● **Work to complete**: Give only the count of lines containing "image".

·····

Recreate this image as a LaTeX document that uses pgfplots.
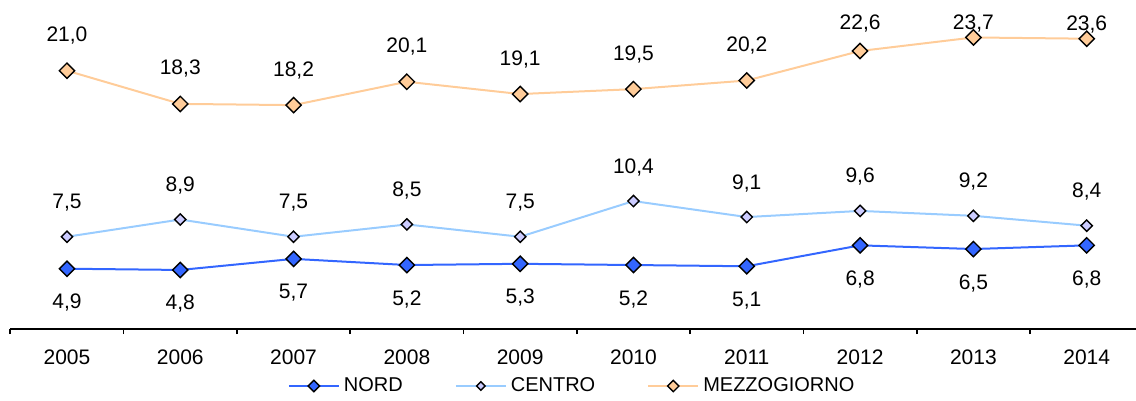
\documentclass[border=0pt]{standalone}
\usepackage{fontspec}
\setmainfont{Liberation Sans}
\usepackage{pgfplots}
\pgfplotsset{compat=1.18}
\usepackage{pgfplotstable}

\definecolor{nordc}{HTML}{3366FF}
\definecolor{centroline}{HTML}{99CCFF}
\definecolor{centrofill}{HTML}{CCCCFF}
\definecolor{mezzc}{HTML}{FFCC99}

% anno, NORD, CENTRO, MEZZOGIORNO, spostamento etichetta mezzogiorno (pt)
\pgfplotstableread{
x nord centro mezz moff
0 4.9 7.5 21.0 17.5
1 4.8 8.9 18.3 17.5
2 5.7 7.5 18.2 17.5
3 5.2 8.5 20.1 17.5
4 5.3 7.5 19.1 17.5
5 5.2 10.4 19.5 17.5
6 5.1 9.1 20.2 17.5
7 6.8 9.6 22.6 13.5
8 6.5 9.2 23.7 6.8
9 6.8 8.4 23.6 7.3
}\datatable

\begin{document}
\begin{tikzpicture}
\path[use as bounding box] (0,0) rectangle (568pt,200.5pt);
\begin{axis}[
    at={(5.15pt,36pt)}, anchor=south west,
    scale only axis,
    width=562.85pt, height=162pt,
    xmin=-0.5, xmax=9.435, ymin=0, ymax=26.34,
    clip=false,
    axis x line*=bottom, axis y line=none,
    x axis line style={line width=0.8pt, black},
    xtick={0,...,9},
    xticklabels={2005,2006,2007,2008,2009,2010,2011,2012,2013,2014},
    major tick length=0pt,
    minor xtick={-0.5,0.5,...,8.5},
    minor tick length=2.6pt,
    tick align=outside,
    every minor tick/.style={line width=0.8pt, black},
    xticklabel style={font=\fontsize{10.5}{12}\selectfont, anchor=center, yshift=-14pt},
    /pgf/number format/assume math mode=true,
    nodes near coords={\pgfmathprintnumber[fixed,fixed zerofill,precision=1,use comma]{\pgfplotspointmeta}},
    every node near coord/.append style={font=\fontsize{10.5}{12}\selectfont, anchor=center, black},
    legend columns=-1,
    legend style={draw=none, fill=none, at={(0.5,-0.176)}, anchor=center,
        font=\fontsize{10}{11}\selectfont,
        /tikz/every even column/.append style={column sep=24pt}},
    legend image code/.code={\draw[#1, mark repeat=2, mark phase=2, every mark/.append style={scale=0.75}] plot coordinates {(0pt,0pt) (12.5pt,0pt) (25pt,0pt)};},
]
\addplot[nordc, line width=1pt, mark=square*, mark size=2.7pt,
    mark options={rotate=45, fill=nordc, draw=black, line width=0.7pt},
    every node near coord/.append style={yshift=-17pt}]
    table[x=x, y=nord] {\datatable};
\addplot[centroline, line width=1pt, mark=square*, mark size=2.0pt,
    mark options={rotate=45, fill=centrofill, draw=black, line width=0.7pt},
    every node near coord/.append style={yshift=17pt}]
    table[x=x, y=centro] {\datatable};
\addplot[mezzc, line width=1pt, mark=square*, mark size=2.7pt,
    mark options={rotate=45, fill=mezzc, draw=black, line width=0.7pt},
    visualization depends on={\thisrow{moff}\as\myoff},
    every node near coord/.append style={yshift=\myoff pt}]
    table[x=x, y=mezz] {\datatable};
\legend{NORD, CENTRO, MEZZOGIORNO}
\end{axis}
\end{tikzpicture}
\end{document}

·····

● **Completed exercise**: 2